Sembari menjalankan bisnis di kampus, CT juga aktif dalam urusan gerakan
kemahasiswan. Buktinya ia sempat dipercaya sebagai Ketua Ex-Officio
Dewan Mahasiswa UI. Lalu pada 1984, ia terpilih menjadi Koordinator
Mahasiswa se-Jakarta. Pada tahun yang sama, ia juga terpilih sebagai
mahasiswa teladan tingkat nasional.
Saat mahasiswa, ia dan rekannya terlibat dalam gerakan menolak
militerisme masuk UI dengan menggelar mogok kuliah. Tak hanya
menggembok, tapi juga mengelas pintu masuk fakultas. Pasalnya, saat itu
terdengar isu bahwa Mayjen TNI Nugroho Notosusanto akan diangkat Rektor
UI menggantikan Prof Dr Mahar Mardjono.
Selepas kuliah, CT pernah mendirikan PT Pariarti Shindutama yang
memproduksi sepatu anak-anak untuk ekspor. Kepiawaiannya membangun
jaringan dan sebagai pengusaha membuat bisnisnya pun semakin berkembang.
Di bidang keuangan, ia mengambil alih Bank Karman yang kini bernama
Bank Mega.
Di bidang bisnis bidang penyiaran dan multimedia, ia juga sukses membesarkan T
rans TV. Lalu membeli
TV7 dan mengubah namanya menjadi
Trans7.
Lalu membuat Trans Studio. Satu di antaranya adalah Trans Studio Mall
yang ada di Makassar. Pada 1 Desember 2011, Chairul meresmikan
perubahan nama Para Grup menjadi CT Corp. CT adalah singkatan dari
namanya.
Mungkin dinilai sukses di bidang bisnis dan telah menjadi konglomerat
serta pemilik media massa, CT sempat ditawari beberapa petinggi untuk
bergabung di partainya. Namun ayah dua anak dan suami dari Anita
Ratnasari ini menolak bergabung di partai politik. Ia memilih kukuh dan
fokus sebagai pengusaha.
UCAPAN SELAMAT - Pemimpin Umum Kelompok
Kompas Gramedia Jacob Oetamo (kiri) memberikan ucapan selamat kepada
CEO CT Corp Chairul Tanjung seusai peluncuran buku Chairul Tanjung Si
Anak Singkong di Trans Ballromm, Trans Luxury Hotel Bandung, Sabtu
(30/6/2012) malam. (Sumber foto: TRIBUN JABAR/DENI DENASWARA)
Respon Pembaca
Kehadiran buku
Chairul Tanjung Si Anak Singkong ini rupanya
mendapat sambutan positif di berbagai daerah di Indonesia. Termasuk di
Kota Makassar. Di Kota Makassar, buku ini bisa dijumpai di Toko Buku
(TB) Gramedia Panakkukang, TB Gramedia MaRI, dan TB Gramedia Trans
Studio Mall.
“Khusus di Kota Makassar, sudah ribuan buku ini terjual. Pokoknya buku
ini laris manis di Toko Buku Gramedia di seluruh Indonesia,” ujar Denny
yang menghubungi saya via ponsel, Jumat (20/7/2012).

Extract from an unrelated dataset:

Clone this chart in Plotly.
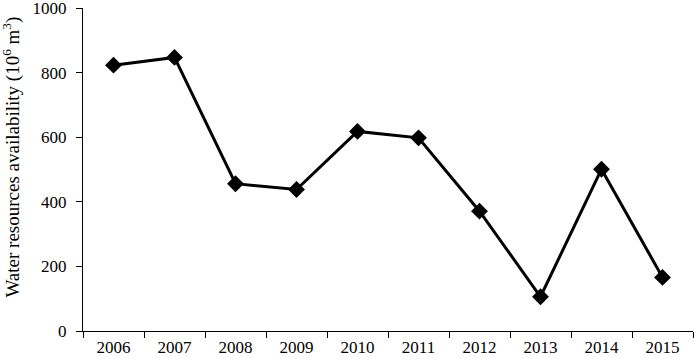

Menurut Mas Denny, hingga saat ia menelepon saya, buku ini telah terjual
lebih seratusan ribu eksempelar secara nasional. Padahal peluncuran
perdana buku ini baru saja, tepatnya pada Sabtu (30/6/2012) malam lalu
di Trans Convention Centre, Bandung, Provinsi Jawa Barat.
Saking larisnya, buku ini telah dicetak ulang hingga cetakan keempat. Buku
Chairul Tanjung Si Anak Singkong yang saya terima merupakan cetakan pertama. Buku ini pertama kali diterbitkan dalam bahasa Indonesia oleh
Penerbit Buku Kompas, Juni 2012. Di TB Gramedia, harga buku ini dijual Rp 58 ribu per eksempelar.
Penilaian saya, buku yang dicetak kali keempat hanya dalam waktu tak
sampai sebulan merupakan fenomenal. Ini mungkin efek dari kerapnya buku
ini diiklankan melalui media massa milik CT yakni
Trans TV, Trans 7, dan
Detik.com. Ya, inilah kekuatan lain beriklan di media massa.